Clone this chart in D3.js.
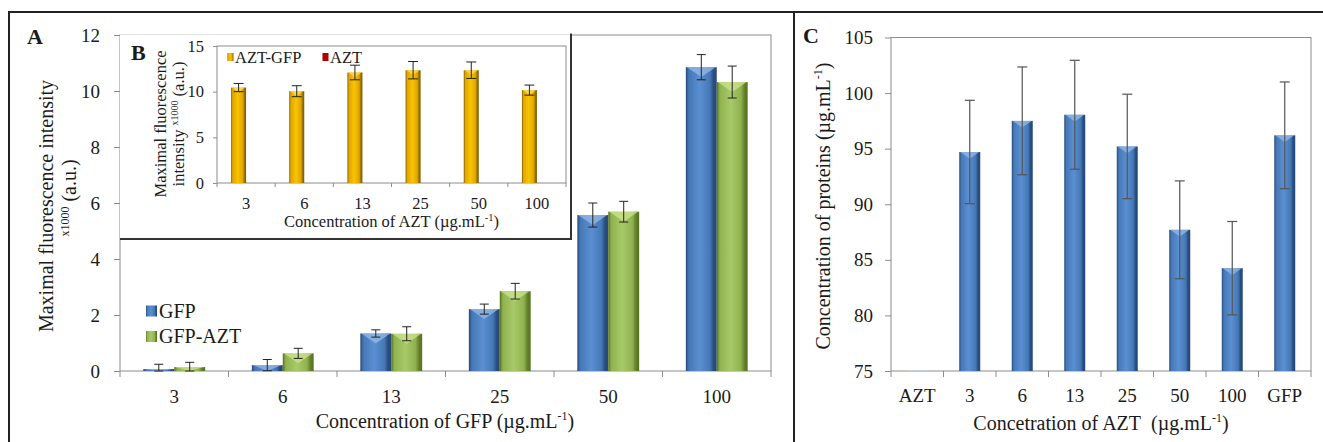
<!DOCTYPE html>
<html lang="en">
<head>
<meta charset="utf-8">
<title>Fluorescence intensity and protein concentration</title>
<script src="https://d3js.org/d3.v7.min.js"></script>
<style>
    body { margin: 0; background: #fff; }
    svg { display: block; }
    svg text { font-family: "Liberation Serif", "Times New Roman", serif; }
</style>
</head>
<body>
<script>
    // panel A : GFP / GFP-AZT
    var gfpCats = ["3", "6", "13", "25", "50", "100"];
    var gfpSeries = ["GFP", "GFP-AZT"];
    var gfpVals = [0.07, 0.21, 1.34, 2.21, 5.57, 10.85];
    var gfpErr = [0.17, 0.2, 0.13, 0.18, 0.43, 0.45];
    var gfpAztVals = [0.14, 0.63, 1.33, 2.85, 5.69, 10.32];
    var gfpAztErr = [0.17, 0.18, 0.25, 0.28, 0.37, 0.57];
    var aTicks = [0, 2, 4, 6, 8, 10, 12];

    // panel B (inset) : AZT-GFP / AZT
    var aztCats = ["3", "6", "13", "25", "50", "100"];
    var aztSeries = ["AZT-GFP", "AZT"];
    var aztGfpVals = [10.45, 10.05, 12.1, 12.35, 12.35, 10.17];
    var aztGfpErr = [0.45, 0.6, 0.8, 0.95, 0.9, 0.55];
    var aztOnlyVals = [0, 0, 0, 0, 0, 0];
    var bTicks = [0, 5, 10, 15];

    // panel C : protein concentration
    var protCats = ["AZT", "3", "6", "13", "25", "50", "100", "GFP"];
    var protVals = [75, 94.7, 97.5, 98.05, 95.2, 87.7, 84.25, 96.2];
    var protErr = [0, 4.65, 4.85, 4.9, 4.7, 4.4, 4.2, 4.8];
    var cTicks = [75, 80, 85, 90, 95, 100, 105];

    var w = 1323, h = 442;
    var ink = "#1a1a1a", axisGrey = "#8c8c8c";
    var serif = "'Liberation Serif', 'Times New Roman', serif";

    var svg = d3.select("body").append("svg")
        .attr("width", w)
        .attr("height", h);
    svg.append("rect").attr("width", w).attr("height", h).attr("fill", "#fff");

    // bevelled bar fills (excel 3d look)
    var defs = svg.append("defs");
    function bevel(id, edge, base, light, dark) {
        var g = defs.append("linearGradient").attr("id", id)
            .attr("x1", 0).attr("x2", 1).attr("y1", 0).attr("y2", 0);
        [[0, edge], [0.1, base], [0.45, light], [0.78, base], [0.9, dark], [1, edge]].forEach(function(s) {
            g.append("stop").attr("offset", s[0]).attr("stop-color", s[1]);
        });
    }
    bevel("blue", "#264a78", "#4678b6", "#5a8fd2", "#284c7d");
    bevel("green", "#56721f", "#90b24f", "#a8c968", "#637f2a");
    bevel("gold", "#7a5a00", "#e0a500", "#f9c400", "#946e00");
    var topLight = { blue: "#95b9e6", green: "#cde38f", gold: "#ffdc5e" };

    function drawBar(g, bx, bw, yTop, yBase, fill) {
        var bh = yBase - yTop;
        if (bh < 1) {
            g.append("rect").attr("x", bx).attr("y", yBase - 1).attr("width", bw).attr("height", 1)
                .attr("fill", "#c3cedd");
            return;
        }
        g.append("rect").attr("x", bx).attr("y", yTop).attr("width", bw).attr("height", bh)
            .attr("fill", "url(#" + fill + ")");
        var tip = Math.min(bw * 0.32, bh);
        g.append("path")
            .attr("d", "M" + (bx + 1) + "," + yTop + "L" + (bx + bw - 1) + "," + yTop +
                "L" + (bx + bw / 2) + "," + (yTop + tip) + "Z")
            .attr("fill", topLight[fill]).attr("opacity", 0.75);
    }

    function drawErr(g, cx, y1, y2, cap, color, sw) {
        g.append("line").attr("x1", cx).attr("x2", cx).attr("y1", y1).attr("y2", y2)
            .attr("stroke", color).attr("stroke-width", sw);
        [y1, y2].forEach(function(yy) {
            g.append("line").attr("x1", cx - cap / 2).attr("x2", cx + cap / 2).attr("y1", yy).attr("y2", yy)
                .attr("stroke", color).attr("stroke-width", sw);
        });
    }

    // frame, y axis, category labels and boundary ticks
    function panelAxes(g, x, y, ticks, o) {
        var x0 = x.range()[0], x1 = x.range()[1], y0 = y.range()[0], y1 = y.range()[1];
        g.append("rect").attr("x", x0).attr("y", y1).attr("width", x1 - x0).attr("height", y0 - y1)
            .attr("fill", "none").attr("stroke", axisGrey);

        var ya = g.append("g").attr("transform", "translate(" + x0 + ",0)")
            .call(d3.axisLeft(y).tickValues(ticks).tickSize(o.tick).tickPadding(o.ypad));
        ya.attr("font-family", serif).attr("font-size", o.fs);
        ya.select(".domain").remove();
        ya.selectAll("line").attr("stroke", axisGrey);
        ya.selectAll("text").attr("fill", ink).attr("font-family", serif);

        var xa = g.append("g").attr("transform", "translate(0," + y0 + ")")
            .call(d3.axisBottom(x).tickSize(0).tickPadding(o.xpad));
        xa.attr("font-family", serif).attr("font-size", o.fs);
        xa.select(".domain").remove();
        xa.selectAll("text").attr("fill", ink).attr("font-family", serif);

        d3.range(x.domain().length + 1).forEach(function(i) {
            var bx = x0 + i * x.step();
            g.append("line").attr("x1", bx).attr("x2", bx).attr("y1", y0).attr("y2", y0 + o.tick)
                .attr("stroke", axisGrey);
        });
    }

    function supText(g, tx, ty, parts, fs, rotate) {
        var t = g.append("text").attr("font-size", fs).attr("fill", ink)
            .attr("font-family", serif).attr("text-anchor", "middle");
        if (rotate) t.attr("transform", "translate(" + tx + "," + ty + ") rotate(-90)");
        else t.attr("x", tx).attr("y", ty);
        parts.forEach(function(p) {
            var s = t.append("tspan").text(p.t);
            if (p.fs) s.attr("font-size", p.fs);
            if (p.dy) s.attr("dy", p.dy);
        });
        return t;
    }

    function plainText(g, tx, ty, str, fs, bold) {
        return g.append("text").attr("x", tx).attr("y", ty).attr("font-size", fs)
            .attr("font-family", serif).attr("font-weight", bold ? "bold" : null)
            .attr("fill", ink).text(str);
    }

    // outer frame
    svg.append("path").attr("d", "M9,442V12H1323M794,12V442")
        .attr("fill", "none").attr("stroke", "#222").attr("stroke-width", 2);

    // ---------------- panel A ----------------
    var gA = svg.append("g");
    var xA = d3.scaleBand().domain(gfpCats).range([120, 771]).paddingInner(0.43).paddingOuter(0.215);
    var yA = d3.scaleLinear().domain([0, 12]).range([371, 35]);
    panelAxes(gA, xA, yA, aTicks, { tick: 6, ypad: 14, xpad: 19, fs: 19 });

    var aFill = ["blue", "green"];
    var aData = [[gfpVals, gfpErr], [gfpAztVals, gfpAztErr]];
    aData.forEach(function(s, k) {
        var bw = xA.bandwidth() / 2;
        gfpCats.forEach(function(c, i) {
            drawBar(gA, xA(c) + k * bw, bw, yA(s[0][i]), yA(0), aFill[k]);
        });
    });
    aData.forEach(function(s, k) {
        var bw = xA.bandwidth() / 2;
        gfpCats.forEach(function(c, i) {
            var cx = xA(c) + k * bw + bw / 2;
            drawErr(gA, cx, yA(s[0][i] + s[1][i]), yA(Math.max(0, s[0][i] - s[1][i])), 9, "#222", 1);
        });
    });

    // legend A
    gfpSeries.forEach(function(name, k) {
        var ly = 311 + k * 25.5;
        gA.append("rect").attr("x", 146).attr("y", ly - 5.5).attr("width", 11).attr("height", 11)
            .attr("fill", "url(#" + aFill[k] + ")");
        plainText(gA, 159, ly + 6.8, name, 20);
    });

    plainText(gA, 27, 44, "A", 22, true);
    supText(gA, 53, 206, [{ t: "Maximal fluorescence intensity" }], 20, true);
    supText(gA, 76, 198, [{ t: "x1000", fs: 12, dy: -7 }, { t: " (a.u.)", dy: 7 }], 20, true);
    supText(gA, 445, 428, [{ t: "Concentration of GFP (\u00b5g.mL" }, { t: "-1", fs: 12, dy: -8 }, { t: ")", dy: 8 }], 20, false);

    // ---------------- panel B (inset) ----------------
    var gB = svg.append("g");
    gB.append("rect").attr("x", 120).attr("y", 34.5).attr("width", 451).attr("height", 204.5).attr("fill", "#fff");
    gB.append("path").attr("d", "M120,239H571V33.5").attr("fill", "none").attr("stroke", "#333").attr("stroke-width", 2);

    var xB = d3.scaleBand().domain(aztCats).range([217, 566]).paddingInner(0.485).paddingOuter(0.2425);
    var yB = d3.scaleLinear().domain([0, 15]).range([183, 46]);
    panelAxes(gB, xB, yB, bTicks, { tick: 4, ypad: 9, xpad: 14, fs: 16.5 });

    aztCats.forEach(function(c, i) {
        var bw = xB.bandwidth() / 2;
        drawBar(gB, xB(c), bw, yB(aztGfpVals[i]), yB(0), "gold");
        if (aztOnlyVals[i] > 0) {
            gB.append("rect").attr("x", xB(c) + bw).attr("y", yB(aztOnlyVals[i])).attr("width", bw)
                .attr("height", yB(0) - yB(aztOnlyVals[i])).attr("fill", "#c00000");
        }
        drawErr(gB, xB(c) + bw / 2, yB(aztGfpVals[i] + aztGfpErr[i]), yB(aztGfpVals[i] - aztGfpErr[i]), 10, "#222", 1);
    });

    // legend B
    var bLegX = [227.5, 322.5];
    var bLegFill = ["url(#gold)", "#b00000"];
    aztSeries.forEach(function(name, k) {
        gB.append("rect").attr("x", bLegX[k]).attr("y", 53).attr("width", 6).attr("height", 8)
            .attr("fill", bLegFill[k]);
        plainText(gB, bLegX[k] + 7.5, 62.5, name, 16.5);
    });

    plainText(gB, 131, 60, "B", 22, true);
    supText(gB, 166, 124, [{ t: "Maximal fluorescence" }], 16.5, true);
    supText(gB, 184, 124, [{ t: "intensity " }, { t: "x1000", fs: 10, dy: -6 }, { t: " (a.u.)", dy: 6 }], 16.5, true);
    supText(gB, 391.5, 227, [{ t: "Concentration of AZT (\u00b5g.mL" }, { t: "-1", fs: 10.5, dy: -6.5 }, { t: ")", dy: 6.5 }], 16.5, false);

    // ---------------- panel C ----------------
    var gC = svg.append("g");
    var xC = d3.scaleBand().domain(protCats).range([891, 1311]).paddingInner(0.6).paddingOuter(0.3);
    var yC = d3.scaleLinear().domain([75, 105]).range([371, 37.5]);
    panelAxes(gC, xC, yC, cTicks, { tick: 6, ypad: 12, xpad: 18, fs: 19 });

    protCats.forEach(function(c, i) {
        drawBar(gC, xC(c), xC.bandwidth(), yC(protVals[i]), yC(75), "blue");
    });
    protCats.forEach(function(c, i) {
        if (protErr[i] > 0) {
            drawErr(gC, xC(c) + xC.bandwidth() / 2, yC(protVals[i] + protErr[i]), yC(protVals[i] - protErr[i]),
                10, "#555", 1.2);
        }
    });

    plainText(gC, 803, 43, "C", 22, true);
    supText(gC, 830, 206, [{ t: "Concentration of proteins (\u00b5g.mL" }, { t: "-1", fs: 12, dy: -8 }, { t: ")", dy: 8 }], 20, true);
    supText(gC, 1101, 430, [{ t: "Concetration of AZT\u00a0 (\u00b5g.mL" }, { t: "-1", fs: 12, dy: -8 }, { t: ")", dy: 8 }], 20, false);
</script>
</body>
</html>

******

## [Exercise instructions]
Leave out the pictures, then repeat the listing above exactly from its first line to the line with "var bTicks = [0, 5, 10, 15];", inclusive.

## [Exercise solution]
Clone this chart in D3.js.
<!DOCTYPE html>
<html lang="en">
<head>
<meta charset="utf-8">
<title>Fluorescence intensity and protein concentration</title>
<script src="https://d3js.org/d3.v7.min.js"></script>
<style>
    body { margin: 0; background: #fff; }
    svg { display: block; }
    svg text { font-family: "Liberation Serif", "Times New Roman", serif; }
</style>
</head>
<body>
<script>
    // panel A : GFP / GFP-AZT
    var gfpCats = ["3", "6", "13", "25", "50", "100"];
    var gfpSeries = ["GFP", "GFP-AZT"];
    var gfpVals = [0.07, 0.21, 1.34, 2.21, 5.57, 10.85];
    var gfpErr = [0.17, 0.2, 0.13, 0.18, 0.43, 0.45];
    var gfpAztVals = [0.14, 0.63, 1.33, 2.85, 5.69, 10.32];
    var gfpAztErr = [0.17, 0.18, 0.25, 0.28, 0.37, 0.57];
    var aTicks = [0, 2, 4, 6, 8, 10, 12];

    // panel B (inset) : AZT-GFP / AZT
    var aztCats = ["3", "6", "13", "25", "50", "100"];
    var aztSeries = ["AZT-GFP", "AZT"];
    var aztGfpVals = [10.45, 10.05, 12.1, 12.35, 12.35, 10.17];
    var aztGfpErr = [0.45, 0.6, 0.8, 0.95, 0.9, 0.55];
    var aztOnlyVals = [0, 0, 0, 0, 0, 0];
    var bTicks = [0, 5, 10, 15];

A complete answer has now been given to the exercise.